Entre a classe média emergente


Para completar o diagnóstico de hoje, chegamos à classe média emergente, fenômeno típico dos anos-Lula da Silva. O Grande ABC também leva uma surra do Estado de São Paulo e principalmente, do Brasil quando se confrontam números relativos. Situação que, insisto pedagogicamente, se traduz na falta de tônus econômico para dar saltos que no período anterior à desindustrialização eram comuns.

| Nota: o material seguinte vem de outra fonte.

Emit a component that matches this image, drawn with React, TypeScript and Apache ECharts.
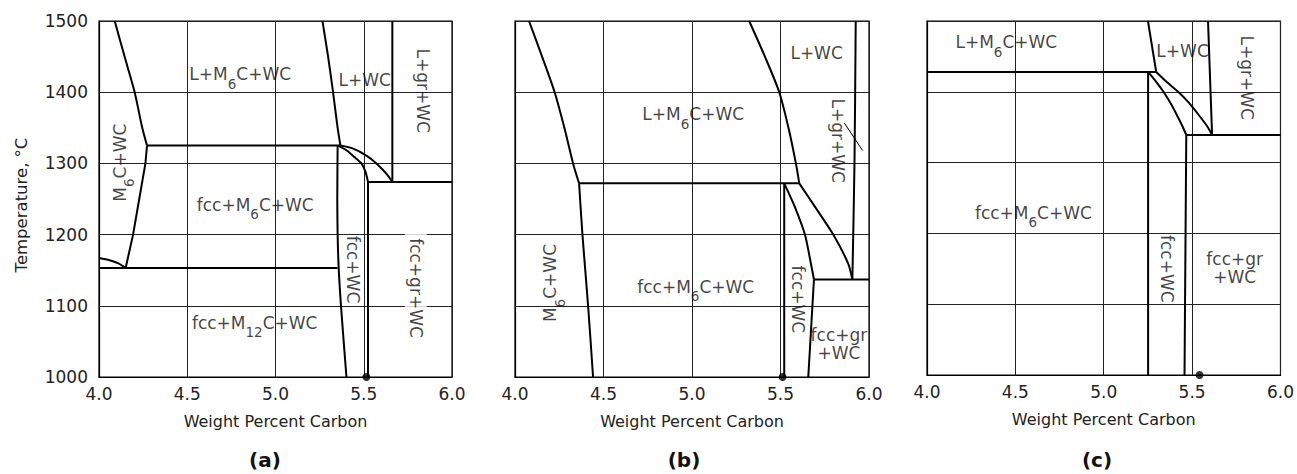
import React, { useEffect, useRef } from "react";
import * as echarts from "echarts";

const FONT = "'DejaVu Sans', 'Liberation Sans', sans-serif";

// ---- axes / titles ----
const xTicks = [4.0, 4.5, 5.0, 5.5, 6.0];
const yTicks = [1000, 1100, 1200, 1300, 1400, 1500];
const panelTitles = ["(a)", "(b)", "(c)"];
const xAxisName = "Weight Percent Carbon";
const yAxisName = "Temperature, °C";

// ---- panel (a) boundaries [wt% C, °C] ----
const aLiqLeft = [[4.089, 1500], [4.145, 1450], [4.202, 1400], [4.245, 1350], [4.272, 1325]];
const aSolLeft = [[4.272, 1325], [4.263, 1300], [4.228, 1250], [4.193, 1200], [4.151, 1153]];
const aArcLow = [[4.0, 1167], [4.06, 1164], [4.11, 1159.5], [4.151, 1153]];
const aEut1153 = [[4.0, 1153], [5.352, 1153]];
const aEut1325 = [[4.272, 1325], [5.368, 1325]];
const aLiqRight = [[5.266, 1500], [5.298, 1450], [5.326, 1400], [5.352, 1350], [5.368, 1325]];
const aFccWc = [[5.352, 1325], [5.35, 1250], [5.352, 1200], [5.358, 1153], [5.371, 1100], [5.402, 1000]];
const aArcOuter = [[5.368, 1325], [5.44, 1320.8], [5.515, 1311], [5.572, 1300], [5.628, 1285.6], [5.662, 1274]];
const aArcInner = [[5.355, 1325], [5.402, 1318.4], [5.447, 1309], [5.487, 1300], [5.51, 1288], [5.524, 1274]];
const aGrLiq = [[5.662, 1274], [5.662, 1500]];
const aEut1274 = [[5.524, 1274], [6.0, 1274]];
const aVert = [[5.524, 1274], [5.524, 1000]];
const aDot = [[5.515, 1000]];

// ---- panel (b) ----
const bLiqLeft = [[4.079, 1500], [4.153, 1450], [4.224, 1400], [4.279, 1350], [4.328, 1300], [4.362, 1272]];
const bSolLeft = [[4.362, 1272], [4.381, 1200], [4.413, 1100], [4.441, 1000]];
const bEut1272 = [[4.362, 1272], [5.606, 1272]];
const bLiqRight = [[5.323, 1500], [5.412, 1450], [5.493, 1400], [5.545, 1350], [5.587, 1300], [5.606, 1272]];
const bVert = [[5.521, 1272], [5.521, 1000]];
const bFccWc = [[5.521, 1272], [5.581, 1239], [5.638, 1200], [5.672, 1159], [5.689, 1137]];
const bFccLow = [[5.689, 1137], [5.657, 1000]];
const bArcOuter = [[5.606, 1272], [5.695, 1239], [5.798, 1200], [5.883, 1159], [5.906, 1137]];
const bGrLiq = [[5.906, 1137], [5.918, 1300], [5.925, 1500]];
const bEut1137 = [[5.689, 1137], [6.0, 1137]];
const bLeader = [[5.86, 1357], [5.964, 1318]];
const bDot = [[5.512, 1000]];

// ---- panel (c) ----
const cEut1428 = [[4.0, 1428], [5.297, 1428]];
const cLiq = [[5.25, 1500], [5.297, 1428]];
const cFccWc = [[5.251, 1428], [5.251, 1000]];
const cArcInner = [[5.251, 1428], [5.3, 1413], [5.338, 1400], [5.38, 1383], [5.41, 1369], [5.448, 1350], [5.467, 1339]];
const cArcOuter = [[5.297, 1428], [5.36, 1413], [5.421, 1400], [5.48, 1385], [5.532, 1369], [5.589, 1350], [5.613, 1339]];
const cGrLiq = [[5.613, 1339], [5.59, 1500]];
const cEut1339 = [[5.467, 1339], [6.0, 1339]];
const cVert = [[5.467, 1339], [5.457, 1000]];
const cDot = [[5.542, 1000]];

// ---- phase-field labels ("_6" = subscript) ----
const aLabels = [
  { t: "L+M_6C+WC", x: 4.8, y: 1425 },
  { t: "L+WC", x: 5.505, y: 1417 },
  { t: "L+gr+WC", x: 5.838, y: 1402, r: -90 },
  { t: "M_6C+WC", x: 4.117, y: 1301, r: 90 },
  { t: "fcc+M_6C+WC", x: 4.885, y: 1242 },
  { t: "fcc+WC", x: 5.439, y: 1151, r: -90 },
  { t: "fcc+gr+WC", x: 5.795, y: 1125, r: -90, bg: true },
  { t: "fcc+M_12C+WC", x: 4.882, y: 1076.5 },
];
const bLabels = [
  { t: "L+WC", x: 5.704, y: 1455 },
  { t: "L+M_6C+WC", x: 5.007, y: 1369 },
  { t: "L+gr+WC", x: 5.827, y: 1332, r: -90 },
  { t: "M_6C+WC", x: 4.2, y: 1132, r: 90 },
  { t: "fcc+M_6C+WC", x: 5.021, y: 1127 },
  { t: "fcc+WC", x: 5.6, y: 1109, r: -90 },
  { t: "fcc+gr\n+WC", x: 5.83, y: 1046 },
];
const cLabels = [
  { t: "L+M_6C+WC", x: 4.449, y: 1470 },
  { t: "L+WC", x: 5.446, y: 1458 },
  { t: "L+gr+WC", x: 5.808, y: 1420, r: -90 },
  { t: "fcc+M_6C+WC", x: 4.602, y: 1229 },
  { t: "fcc+WC", x: 5.358, y: 1150, r: -90 },
  { t: "fcc+gr\n+WC", x: 5.741, y: 1151 },
];

const panels = [
  {
    curves: [aLiqLeft, aArcLow, aLiqRight, aFccWc, aArcOuter, aArcInner],
    straight: [aSolLeft, aEut1153, aEut1325, aGrLiq, aEut1274, aVert],
    thin: [],
    dots: aDot,
    labels: aLabels,
  },
  {
    curves: [bLiqLeft, bSolLeft, bLiqRight, bFccWc, bArcOuter, bGrLiq],
    straight: [bEut1272, bVert, bFccLow, bEut1137],
    thin: [bLeader],
    dots: bDot,
    labels: bLabels,
  },
  {
    curves: [cArcInner, cArcOuter],
    straight: [cEut1428, cLiq, cFccWc, cGrLiq, cEut1339, cVert],
    thin: [],
    dots: cDot,
    labels: cLabels,
  },
];

const gridBoxes = [
  { left: 99, top: 21, width: 353, height: 356 },
  { left: 515, top: 21, width: 354, height: 356 },
  { left: 927, top: 21, width: 354, height: 354 },
];
const titlePos = [
  [265, 460],
  [684, 460],
  [1097, 460],
];

const TXT = "#111";
const RICH = {
  n: { fontFamily: FONT, fontSize: 17, color: TXT, lineHeight: 18 },
  s: { fontFamily: FONT, fontSize: 13.5, color: TXT, padding: [19, 0, 0, 0] },
};

function toRich(text: string): string {
  return text
    .split("\n")
    .map((line) =>
      line
        .split(/_(\d+)/)
        .map((p, i) => (p === "" ? "" : i % 2 ? `{s|${p}}` : `{n|${p}}`))
        .join("")
    )
    .join("\n");
}

function buildOption() {
  const xMin = xTicks[0];
  const xMax = xTicks[xTicks.length - 1];
  const yMin = yTicks[0];
  const yMax = yTicks[yTicks.length - 1];
  const grid = gridBoxes.map((g) => ({
    ...g,
    show: true,
    borderColor: "#000",
    borderWidth: 1.2,
    backgroundColor: "#fff",
    containLabel: false,
  }));
  const xAxis = panels.map((_, i) => ({
    gridIndex: i,
    type: "value",
    min: xMin,
    max: xMax,
    interval: xTicks[1] - xTicks[0],
    axisTick: { show: false },
    axisLine: { show: true, lineStyle: { color: "#000", width: 1.2 } },
    splitLine: { show: true, lineStyle: { color: "#222", width: 1 } },
    axisLabel: {
      fontFamily: FONT,
      fontSize: 17,
      color: "#222",
      margin: 8,
      formatter: (v: number) => v.toFixed(1),
    },
    name: xAxisName,
    nameLocation: "middle",
    nameGap: 36,
    nameTextStyle: { fontFamily: FONT, fontSize: 16, color: "#222" },
  }));
  const yAxis = panels.map((_, i) => ({
    gridIndex: i,
    type: "value",
    min: yMin,
    max: yMax,
    interval: yTicks[1] - yTicks[0],
    axisTick: { show: false },
    axisLine: { show: true, lineStyle: { color: "#000", width: 1.2 } },
    splitLine: { show: true, lineStyle: { color: "#222", width: 1 } },
    axisLabel: {
      show: i === 0,
      fontFamily: FONT,
      fontSize: 17,
      color: "#222",
      margin: 11,
      formatter: (v: number) => String(v),
    },
    name: i === 0 ? yAxisName : "",
    nameLocation: "middle",
    nameGap: 69,
    nameRotate: 90,
    nameTextStyle: { fontFamily: FONT, fontSize: 16.5, color: "#222", padding: [0, 12, 0, 0] },
  }));

  const series: any[] = [];
  panels.forEach((p, i) => {
    const mk = (d: number[][], width: number, smooth: number | boolean) => ({
      type: "line",
      xAxisIndex: i,
      yAxisIndex: i,
      data: d,
      symbol: "none",
      showSymbol: false,
      smooth,
      silent: true,
      z: 3,
      lineStyle: { color: "#000", width },
    });
    p.curves.forEach((d) => series.push(mk(d, 2, 0.25)));
    p.straight.forEach((d) => series.push(mk(d, 2, false)));
    p.thin.forEach((d) => series.push(mk(d, 1, false)));
    series.push({
      type: "scatter",
      xAxisIndex: i,
      yAxisIndex: i,
      data: p.dots,
      symbol: "circle",
      symbolSize: 8,
      silent: true,
      clip: false,
      z: 6,
      itemStyle: { color: "#000" },
    });
    series.push({
      type: "scatter",
      xAxisIndex: i,
      yAxisIndex: i,
      symbolSize: 1,
      silent: true,
      z: 5,
      itemStyle: { color: "rgba(0,0,0,0)" },
      data: p.labels.map((l: any) => ({
        value: [l.x, l.y],
        label: {
          show: true,
          position: "inside",
          rotate: l.r || 0,
          align: "center",
          verticalAlign: "middle",
          formatter: toRich(l.t),
          rich: RICH,
          backgroundColor: l.bg ? "#fff" : "transparent",
          padding: l.bg ? [2, 6] : 0,
        },
      })),
    });
  });

  const graphic = panelTitles.map((t, i) => ({
    type: "text",
    x: titlePos[i][0],
    y: titlePos[i][1],
    style: {
      text: t,
      fill: "#111",
      font: `bold 20px ${FONT}`,
      textAlign: "center",
      textVerticalAlign: "middle",
    },
  }));

  return {
    animation: false,
    backgroundColor: "#fff",
    grid,
    xAxis,
    yAxis,
    series,
    graphic,
  };
}

export default function App() {
  const ref = useRef<HTMLDivElement>(null);
  useEffect(() => {
    if (!ref.current) return;
    const chart = echarts.init(ref.current, null, { renderer: "svg" });
    chart.setOption(buildOption() as any);
    return () => chart.dispose();
  }, []);
  return (
    <div
      ref={ref}
      style={{ position: "absolute", left: 0, top: 0, width: 1297, height: 474 }}
    />
  );
}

  • Em 1995 a classe média emergente do Grande ABC representava 37,82% das residências locais, contra 36,44% de 2002 e 41,60% de 2011. Um crescimento de 9,99%.
  • No Estado de São Paulo, a classe média emergente representava 33,74% das famílias em 1995, ante 37,70% em 2002 e 43,50% em 2011. Crescimento de 28,92%. Nada menos que 191% superior ao Grande ABC.
  • No Brasil, a classe média emergente representava 26,34% da população em 1995, evoluiu para 30,56% em 2002 e deu um salto para 49,30% em 2011. Resultado final? Crescimento relativo de 87,16% no período, ou seja, 201,38% acima da média do Estado de São Paulo e 772,47% superior ao Grande ABC.
  • Quando se busca outro campo para definir a participação da classe média emergente do Grande ABC em relação ao Estado de São Paulo e ao Brasil, o que temos é o seguinte:
  • O Grande ABC contava com 7,59% dos emergentes do Estado de São Paulo e 2,67% do Brasil em 1995, caiu para 6,46% no Estado de São Paulo e 2,07% no Brasil em 2002 e voltou a registrar derrotas em 2011, quando ficou com 6,14% dos emergentes paulistas e 1,35% dos emergentes brasileiros. A perda relativa no período é de 14,88% para o Estado de São Paulo e 49,43% para o Brasil.

Deixamos para depois a abordagem sobre os pobres e miseráveis, espectros que não apresentam grandes diferenciações entre as três áreas geográficas que utilizamos para embates, ou seja: Grande ABC, Estado de São Paulo e Brasil revelam comportamentos semelhantes. O que de certa forma confirma a fragilização do tecido econômico da região, incapaz de obstar a redução de infortúnios.